How do we recruit more top talent?

Bill Yaman, Chief Revenue Officer  |  10/9/2014

It’s the question on almost every real estate broker’s mind. The question becomes even more urgent as brokerages gain more confidence in business growth and 45 percent of firms are actively engaged in recruiting, based on a recent report by NAR.

In our recent Thought Leader Survey, real estate executives shared their top challenges in recruiting outstanding agents. The top three are attracting younger agents, not having enough time to recruit, and getting top producers to apply. These challenges won’t be addressed by doing business as usual; it’s time for brokerages to find creative solutions and adapt traditional business and recruiting models.
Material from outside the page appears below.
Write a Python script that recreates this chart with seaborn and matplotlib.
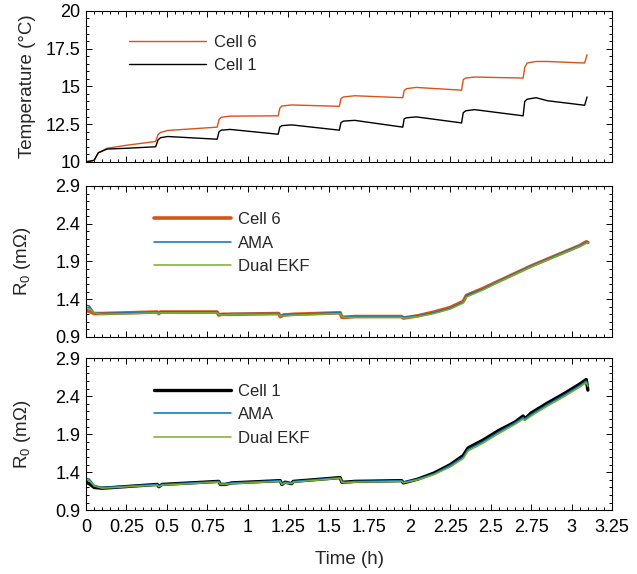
import matplotlib
matplotlib.use("Agg")
import matplotlib.pyplot as plt
from matplotlib.ticker import MultipleLocator
import seaborn as sns
import pandas as pd

# ---------------- data ----------------
t_temp = [0, 0.05, 0.076, 0.13, 0.25, 0.43, 0.445, 0.46, 0.505, 0.81, 0.822, 0.835,
          0.89, 1.187, 1.197, 1.21, 1.27, 1.565, 1.575, 1.59, 1.66, 1.957, 1.965, 1.98,
          2.04, 2.32, 2.33, 2.345, 2.40, 2.70, 2.71, 2.725, 2.78, 2.85, 3.08, 3.095]
temp_cell6 = [10.0, 10.1, 10.6, 10.9, 11.1, 11.35, 11.8, 11.95, 12.08, 12.3, 12.8, 12.95,
              13.03, 13.05, 13.55, 13.7, 13.77, 13.68, 14.2, 14.3, 14.38, 14.25, 14.72, 14.85,
              14.93, 14.75, 15.45, 15.55, 15.62, 15.55, 16.25, 16.55, 16.65, 16.65, 16.55, 17.1]
temp_cell1 = [10.0, 10.1, 10.6, 10.85, 10.9, 11.0, 11.45, 11.6, 11.68, 11.5, 12.0, 12.1,
              12.15, 11.83, 12.3, 12.4, 12.45, 12.1, 12.6, 12.7, 12.75, 12.3, 12.85, 12.92,
              12.98, 12.58, 13.25, 13.38, 13.46, 13.05, 14.0, 14.15, 14.25, 14.05, 13.75, 14.3]

t_r6 = [0, 0.02, 0.05, 0.1, 0.44, 0.45, 0.46, 0.81, 0.82, 0.84, 0.9, 1.19, 1.2, 1.22, 1.28,
        1.57, 1.58, 1.6, 1.66, 1.95, 1.96, 2.05, 2.15, 2.25, 2.33, 2.35, 2.45, 2.55, 2.65,
        2.75, 2.85, 2.95, 3.05, 3.09, 3.1]
r0_cell6 = [1.25, 1.24, 1.21, 1.21, 1.23, 1.21, 1.23, 1.23, 1.19, 1.20, 1.20, 1.21, 1.17, 1.19,
            1.20, 1.22, 1.16, 1.16, 1.17, 1.17, 1.15, 1.18, 1.23, 1.29, 1.37, 1.45, 1.54, 1.64,
            1.74, 1.84, 1.93, 2.02, 2.11, 2.16, 2.15]
r0_ama6 = [1.32, 1.31, 1.22, 1.21, 1.23, 1.22, 1.23, 1.23, 1.20, 1.20, 1.21, 1.21, 1.18, 1.19,
           1.20, 1.22, 1.17, 1.17, 1.17, 1.17, 1.16, 1.18, 1.22, 1.28, 1.36, 1.45, 1.53, 1.64,
           1.74, 1.84, 1.93, 2.02, 2.11, 2.15, 2.16]
r0_ekf6 = [1.29, 1.28, 1.22, 1.20, 1.22, 1.21, 1.22, 1.22, 1.20, 1.19, 1.20, 1.20, 1.18, 1.18,
           1.19, 1.21, 1.17, 1.16, 1.16, 1.16, 1.15, 1.17, 1.21, 1.27, 1.35, 1.43, 1.52, 1.63,
           1.73, 1.83, 1.92, 2.01, 2.10, 2.14, 2.15]

t_r1 = [0, 0.02, 0.05, 0.1, 0.44, 0.45, 0.47, 0.82, 0.83, 0.86, 0.9, 1.2, 1.21, 1.23, 1.27,
        1.28, 1.57, 1.58, 1.6, 1.66, 1.95, 1.96, 2.05, 2.15, 2.25, 2.33, 2.36, 2.45, 2.55,
        2.65, 2.7, 2.71, 2.75, 2.85, 2.95, 3.05, 3.09, 3.1]
r0_cell1 = [1.27, 1.25, 1.20, 1.19, 1.24, 1.21, 1.24, 1.28, 1.24, 1.24, 1.26, 1.29, 1.24, 1.27,
            1.25, 1.28, 1.33, 1.27, 1.27, 1.28, 1.29, 1.26, 1.31, 1.39, 1.50, 1.62, 1.72, 1.82,
            1.95, 2.06, 2.14, 2.10, 2.18, 2.31, 2.43, 2.56, 2.62, 2.48]
r0_ama1 = [1.32, 1.31, 1.23, 1.20, 1.24, 1.22, 1.24, 1.28, 1.25, 1.25, 1.26, 1.29, 1.25, 1.27,
           1.26, 1.28, 1.33, 1.28, 1.27, 1.28, 1.29, 1.27, 1.31, 1.38, 1.49, 1.60, 1.70, 1.80,
           1.93, 2.05, 2.12, 2.10, 2.16, 2.29, 2.41, 2.54, 2.60, 2.55]
r0_ekf1 = [1.30, 1.29, 1.22, 1.19, 1.23, 1.21, 1.23, 1.27, 1.24, 1.24, 1.25, 1.28, 1.24, 1.26,
           1.25, 1.27, 1.32, 1.27, 1.26, 1.27, 1.28, 1.26, 1.30, 1.37, 1.47, 1.58, 1.68, 1.78,
           1.91, 2.03, 2.10, 2.08, 2.14, 2.27, 2.39, 2.52, 2.58, 2.53]

x_ticks = [0, 0.25, 0.5, 0.75, 1, 1.25, 1.5, 1.75, 2, 2.25, 2.5, 2.75, 3, 3.25]
x_ticklabels = ["0", "0.25", "0.5", "0.75", "1", "1.25", "1.5", "1.75", "2", "2.25",
                "2.5", "2.75", "3", "3.25"]
temp_ticks = [10, 12.5, 15, 17.5, 20]
r_ticks = [0.9, 1.4, 1.9, 2.4, 2.9]

ORANGE = "#D95319"
BLUE = "#0072BD"
GREEN = "#77AC30"

# ---------------- style ----------------
sns.set_style("white")
plt.rcParams["font.family"] = ["Liberation Sans", "DejaVu Sans"]
plt.rcParams["mathtext.fontset"] = "custom"
plt.rcParams["mathtext.rm"] = "Liberation Sans"
plt.rcParams["mathtext.it"] = "Liberation Sans"
TFS = 13
LFS = 13.5
GFS = 12

fig = plt.figure(figsize=(6.37, 5.74), dpi=100)
L, R = 0.135, 0.961
ax1 = fig.add_axes([L, 0.718, R - L, 0.263])
ax2 = fig.add_axes([L, 0.413, R - L, 0.263])
ax3 = fig.add_axes([L, 0.111, R - L, 0.265])

df_t = pd.DataFrame({"t": t_temp, "c6": temp_cell6, "c1": temp_cell1})
sns.lineplot(data=df_t, x="t", y="c6", ax=ax1, color=ORANGE, lw=1.0, label="Cell 6",
             estimator=None, sort=False)
sns.lineplot(data=df_t, x="t", y="c1", ax=ax1, color="black", lw=1.0, label="Cell 1",
             estimator=None, sort=False)

df6 = pd.DataFrame({"t": t_r6, "c": r0_cell6, "a": r0_ama6, "e": r0_ekf6})
sns.lineplot(data=df6, x="t", y="c", ax=ax2, color=ORANGE, lw=2.6, label="Cell 6",
             estimator=None, sort=False)
sns.lineplot(data=df6, x="t", y="a", ax=ax2, color=BLUE, lw=1.1, label="AMA",
             estimator=None, sort=False)
sns.lineplot(data=df6, x="t", y="e", ax=ax2, color=GREEN, lw=1.1, label="Dual EKF",
             estimator=None, sort=False)

df1 = pd.DataFrame({"t": t_r1, "c": r0_cell1, "a": r0_ama1, "e": r0_ekf1})
sns.lineplot(data=df1, x="t", y="c", ax=ax3, color="black", lw=2.4, label="Cell 1",
             estimator=None, sort=False)
sns.lineplot(data=df1, x="t", y="a", ax=ax3, color=BLUE, lw=1.1, label="AMA",
             estimator=None, sort=False)
sns.lineplot(data=df1, x="t", y="e", ax=ax3, color=GREEN, lw=1.1, label="Dual EKF",
             estimator=None, sort=False)

for ax in (ax1, ax2, ax3):
    ax.set_xlim(0, 3.25)
    ax.set_xticks(x_ticks)
    ax.xaxis.set_minor_locator(MultipleLocator(0.05))
    ax.tick_params(which="both", direction="in", top=True, right=True,
                   bottom=True, left=True, labelsize=TFS, colors="black", width=0.7)
    ax.tick_params(which="major", length=4.5)
    ax.tick_params(which="minor", length=2.2)
    ax.tick_params(axis="x", which="major", pad=6)
    ax.tick_params(axis="y", which="major", pad=4)
    for s in ax.spines.values():
        s.set_color("black")
        s.set_linewidth(0.8)
    ax.set_xlabel("")

ax1.set_ylim(10, 20)
ax1.set_yticks(temp_ticks)
ax1.set_yticklabels(["10", "12.5", "15", "17.5", "20"])
ax1.yaxis.set_minor_locator(MultipleLocator(0.5))
ax1.set_ylabel("Temperature (°C)", fontsize=LFS)

for ax in (ax2, ax3):
    ax.set_ylim(0.9, 2.9)
    ax.set_yticks(r_ticks)
    ax.set_yticklabels(["0.9", "1.4", "1.9", "2.4", "2.9"])
    ax.yaxis.set_minor_locator(MultipleLocator(0.1))
    ax.set_ylabel("R$_0$ (mΩ)", fontsize=LFS)

ax1.set_xticklabels([])
ax2.set_xticklabels([])
ax3.set_xticklabels(x_ticklabels)
ax3.set_xlabel("Time (h)", fontsize=LFS)
ax3.xaxis.set_label_coords(0.5, -0.27)

ax1.yaxis.set_label_coords(-0.095, 0.5)
for ax in (ax2, ax3):
    ax.yaxis.set_label_coords(-0.1, 0.5)

leg_kw = dict(frameon=False, fontsize=GFS, handlelength=4.6, handletextpad=0.45,
              labelspacing=0.5, borderaxespad=0.0, loc="upper left")
ax1.legend(bbox_to_anchor=(0.07, 0.885), **leg_kw)
ax2.legend(bbox_to_anchor=(0.117, 0.87), **leg_kw)
ax3.legend(bbox_to_anchor=(0.117, 0.875), **leg_kw)

fig.savefig("out.png", dpi=100)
There are three ways you can solve the recruiting issue and begin investing in bright minds:

Attract business owners and entrepreneurs

There are a growing number of people who want to be business owners rather than someone’s employee. What if you could tap into that potential? These are people who are willing to shoulder more responsibility and invest more of themselves into a company—as long as the company is willing to invest in them. Providing a way for these entrepreneurs to build a business within your brokerage and take ownership or their future may help bring an influx of valuable, bright minds into your ranks. For a more in-depth discussion on this topic, read our posts about exploring a new business model and attracting more Gen Xers.
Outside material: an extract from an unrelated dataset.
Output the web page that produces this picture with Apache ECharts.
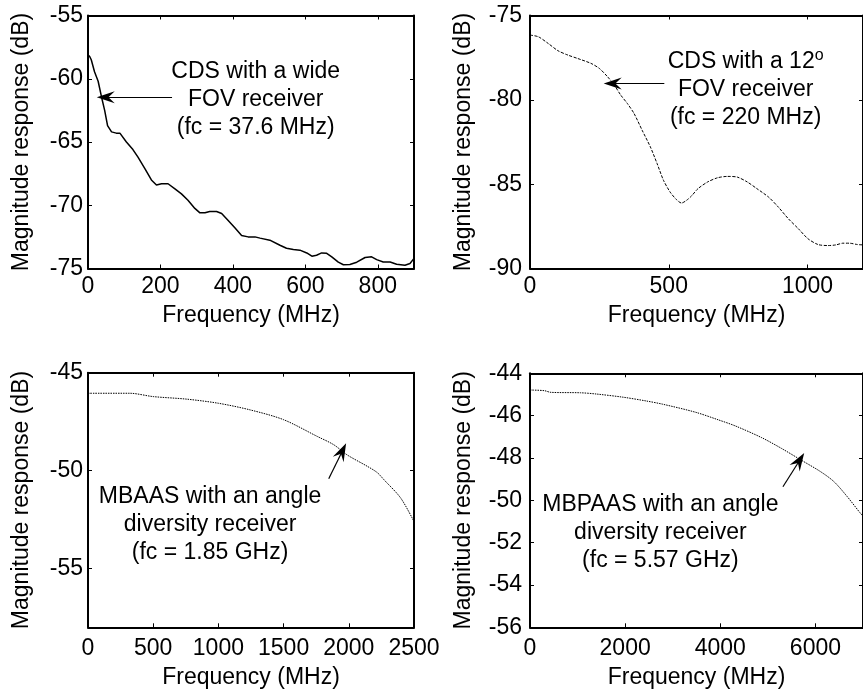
<!DOCTYPE html>
<html>
<head>
<meta charset="utf-8">
<script src="https://cdn.jsdelivr.net/npm/echarts@6/dist/echarts.min.js"></script>
<style>
  html, body { margin: 0; padding: 0; background: #fff; }
  #chart { width: 863px; height: 695px; }
</style>
</head>
<body>
<div id="chart"></div>
<script>
// Panel (a): CDS with a wide FOV receiver
const cdsWideFreq = [0,5,9,18,28,37,46,54,65,78,88,106,124,138,157,175,189,203,221,240,258,276,295,309,323,336,355,369,387,406,424,442,461,475,502,530,548,567,585,604,618,631,645,659,673,691,705,723,742,765,783,797,815,834,852,875,889,900];
const cdsWideDb = [-58.1,-58.26,-58.5,-59.45,-60.2,-61.4,-62.5,-63.7,-64.2,-64.3,-64.3,-65.0,-65.6,-66.2,-67.1,-68.0,-68.4,-68.3,-68.3,-68.7,-69.1,-69.6,-70.25,-70.6,-70.6,-70.5,-70.5,-70.65,-71.2,-71.8,-72.4,-72.5,-72.5,-72.6,-72.76,-73.16,-73.4,-73.5,-73.55,-73.77,-74.03,-73.95,-73.77,-73.8,-74.08,-74.5,-74.7,-74.68,-74.5,-74.13,-74.08,-74.3,-74.48,-74.48,-74.66,-74.74,-74.6,-74.2];

// Panel (b): CDS with a 12 degree FOV receiver
const cds12Freq = [0,30,65,101,137,172,220,250,280,304,327,351,375,404,434,458,481,505,528,546,564,582,605,640,676,711,747,783,818,860,895,931,967,1002,1038,1074,1103,1127,1151,1180,1200];
const cds12Db = [-76.16,-76.26,-76.65,-77.09,-77.35,-77.55,-77.84,-78.14,-78.64,-79.13,-79.72,-80.22,-80.81,-81.8,-82.8,-83.78,-84.77,-85.47,-85.92,-86.12,-85.96,-85.7,-85.27,-84.87,-84.62,-84.54,-84.58,-84.87,-85.27,-85.77,-86.36,-87.05,-87.64,-88.24,-88.58,-88.64,-88.6,-88.5,-88.5,-88.58,-88.6];

// Panel (c): MBAAS with an angle diversity receiver
const mbaasFreq = [0,320,500,757,1000,1244,1500,1757,1885,1988,2142,2218,2269,2398,2500];
const mbaasDb = [-46.05,-46.05,-46.22,-46.35,-46.56,-46.9,-47.4,-48.25,-48.68,-49.2,-49.78,-50.1,-50.46,-51.4,-52.6];

// Panel (d): MBPAAS with an angle diversity receiver
const mbpaasFreq = [0,300,440,1060,1400,1960,2450,2790,3480,3960,4320,4870,5280,5700,6110,6390,6670,6920,7000];
const mbpaasDb = [-44.79,-44.82,-44.9,-44.92,-44.98,-45.13,-45.31,-45.46,-45.84,-46.2,-46.49,-47.04,-47.54,-48.1,-48.65,-49.12,-49.83,-50.54,-50.75];

// Axis ranges and tick values
const xRanges = [[0, 900], [0, 1200], [0, 2500], [0, 7000]];
const yRanges = [[-75, -55], [-90, -75], [-58, -45], [-56, -44]];
const xTicks = [[0,200,400,600,800], [0,500,1000], [0,500,1000,1500,2000,2500], [0,2000,4000,6000]];
const yTicks = [[-75,-70,-65,-60,-55], [-90,-85,-80,-75], [-55,-50,-45], [-56,-54,-52,-50,-48,-46,-44]];

// Annotation texts, their anchor points and arrow (tail -> head) in data units
const noteTexts = [
  ['CDS with a wide', 'FOV receiver', '(fc = 37.6 MHz)'],
  ['CDS with a 12{sup|o}', 'FOV receiver', '(fc = 220 MHz)'],
  ['MBAAS with an angle', 'diversity receiver', '(fc = 1.85 GHz)'],
  ['MBPAAS with an angle', 'diversity receiver', '(fc = 5.57 GHz)']
];
const noteAnchors = [[463, -61.63], [777, -79.39], [936, -52.74], [2741, -51.53]];
const arrowTails = [[232, -61.47], [484, -79.03], [1846, -50.42], [5317, -49.36]];
const arrowHeads = [[49, -61.47], [298, -79.03], [1949, -49.02], [5663, -48.13]];

const FONT = '"Liberation Sans", Arial, Helvetica, sans-serif';
const FS = 23;

const grids = [
  { left: 88, top: 15.5, width: 326, height: 253 },
  { left: 530, top: 15.5, width: 336, height: 253 },
  { left: 88, top: 372.7, width: 326, height: 254.6 },
  { left: 530, top: 373.3, width: 336, height: 254 }
];
const yLabelMargin = [5, 8, 5, 8];
const xLabelMargin = [7, 7, 10, 10];
const xNameGap = [36, 36, 39, 39];

const boxLine = { show: true, onZero: false, lineStyle: { color: '#000', width: 2 } };
const textBase = { fontFamily: FONT, fontSize: FS, color: '#000' };
const plainNumber = (v) => String(v);

const xAxes = [], yAxes = [], series = [];
const seriesData = [
  [cdsWideFreq, cdsWideDb, 'solid', false],
  [cds12Freq, cds12Db, [3, 1.5], 0.25],
  [mbaasFreq, mbaasDb, [1.5, 1], 0.3],
  [mbpaasFreq, mbpaasDb, [1.5, 1], 0.3]
];

for (let i = 0; i < 4; i++) {
  const common = { type: 'value', gridIndex: i, splitLine: { show: false }, axisLine: boxLine };
  const tick = (vals) => ({ inside: true, length: 4, customValues: vals, lineStyle: { color: '#000', width: 1 } });
  // bottom axis with labels
  xAxes.push(Object.assign({}, common, {
    position: 'bottom', min: xRanges[i][0], max: xRanges[i][1],
    name: 'Frequency (MHz)', nameLocation: 'middle', nameGap: xNameGap[i],
    nameTextStyle: textBase,
    axisTick: tick(xTicks[i]),
    axisLabel: Object.assign({ margin: xLabelMargin[i], customValues: xTicks[i], formatter: plainNumber }, textBase)
  }));
  // top axis: box edge with inner ticks
  xAxes.push(Object.assign({}, common, {
    position: 'top', min: xRanges[i][0], max: xRanges[i][1],
    axisTick: tick(xTicks[i]),
    axisLabel: { show: false }
  }));
  // left axis with labels
  yAxes.push(Object.assign({}, common, {
    position: 'left', min: yRanges[i][0], max: yRanges[i][1],
    name: 'Magnitude response (dB)', nameLocation: 'middle', nameGap: 55,
    nameTextStyle: textBase,
    axisTick: tick(yTicks[i]),
    axisLabel: Object.assign({ margin: yLabelMargin[i], customValues: yTicks[i], formatter: plainNumber }, textBase)
  }));
  // right axis: box edge with inner ticks
  yAxes.push(Object.assign({}, common, {
    position: 'right', min: yRanges[i][0], max: yRanges[i][1],
    axisTick: tick(yTicks[i]),
    axisLabel: { show: false }
  }));

  const [fx, fy, dash, smooth] = seriesData[i];
  series.push({
    type: 'line',
    xAxisIndex: i * 2,
    yAxisIndex: i * 2,
    data: fx.map((f, k) => [f, fy[k]]),
    showSymbol: false,
    smooth: smooth,
    clip: true,
    lineStyle: { color: '#000', width: i === 0 ? 1.5 : 1, type: dash },
    silent: true,
    markLine: {
      silent: true,
      symbol: ['none', 'path://M0,0L7,20L0,13L-7,20Z'],
      symbolSize: [12, 18],
      lineStyle: { color: '#000', width: 1.2, type: 'solid' },
      label: { show: false },
      emphasis: { disabled: true },
      data: [[{ coord: arrowTails[i] }, { coord: arrowHeads[i] }]]
    },
    markPoint: {
      silent: true,
      symbol: 'rect',
      symbolSize: 1,
      itemStyle: { color: 'rgba(0,0,0,0)' },
      label: {
        show: true, position: 'inside', align: 'center', verticalAlign: 'middle',
        fontFamily: FONT, fontSize: FS, color: '#000', lineHeight: 28,
        formatter: noteTexts[i].join('\n'),
        rich: {
          sup: { fontFamily: FONT, fontSize: 16, color: '#000', verticalAlign: 'top', lineHeight: 14 }
        }
      },
      data: [{ coord: noteAnchors[i] }]
    }
  });
}

const chart = echarts.init(document.getElementById('chart'), null, { renderer: 'canvas' });
chart.setOption({
  animation: false,
  backgroundColor: '#fff',
  grid: grids,
  xAxis: xAxes,
  yAxis: yAxes,
  series: series
});
</script>
</body>
</html>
Invest in lifelong learners

Everyone wants the top producers—the agents that exceed their goals month after month. But because everyone wants them, you end up paying more for them and fight to differentiate your brokerage in the recruiting process. Instead of searching for the top 5 or 10 percent, start thinking of ways that you can take good salespeople or agents and make them even better. Invest in people that may need to learn the skills of real estate selling, but have the drive and intelligence to move themselves forward in the field with a little guidance.

Al Rowe, Broker/Owner of RE/MAX Advantage in Michigan, has been trying a new approach in recruiting. “Our company has changed focus because of difficulty in recruiting. We’re saying, maybe we should start building our own. We’ve used training programs and sales techniques and scripts and dialogues and marketing pieces. We’re looking for good people with either sales skills or other ancillary skills that we can retrain. We’re seeing people in their 30s and 40s, and that’s still a lot younger than the rest,” he says in our 2014 Recruiting Report.
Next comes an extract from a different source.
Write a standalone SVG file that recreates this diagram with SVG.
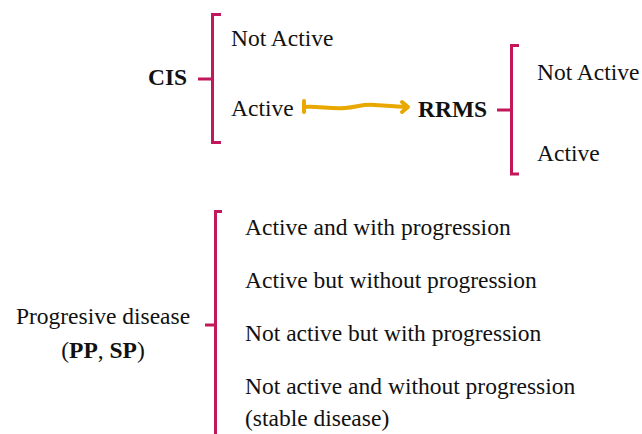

Include compensation flexibility

The real estate industry needs younger, motivated agents to step into the roles of retiring agents, and experienced agents to keep the business on track. Each generation is often interested in different incentives based on what stage of life they’re in—which can be different than the incentive packages brokerages traditionally offer. Does your compensation plan allow flexibility based on what your agents value most in their stage of life? For example, a younger agent may be interested receiving mentoring and growth opportunities, while an experienced agent with a family will be more concerned about work day flexibility. Willingness to adapt incentives can give your brokerage firm an edge in recruiting top talent.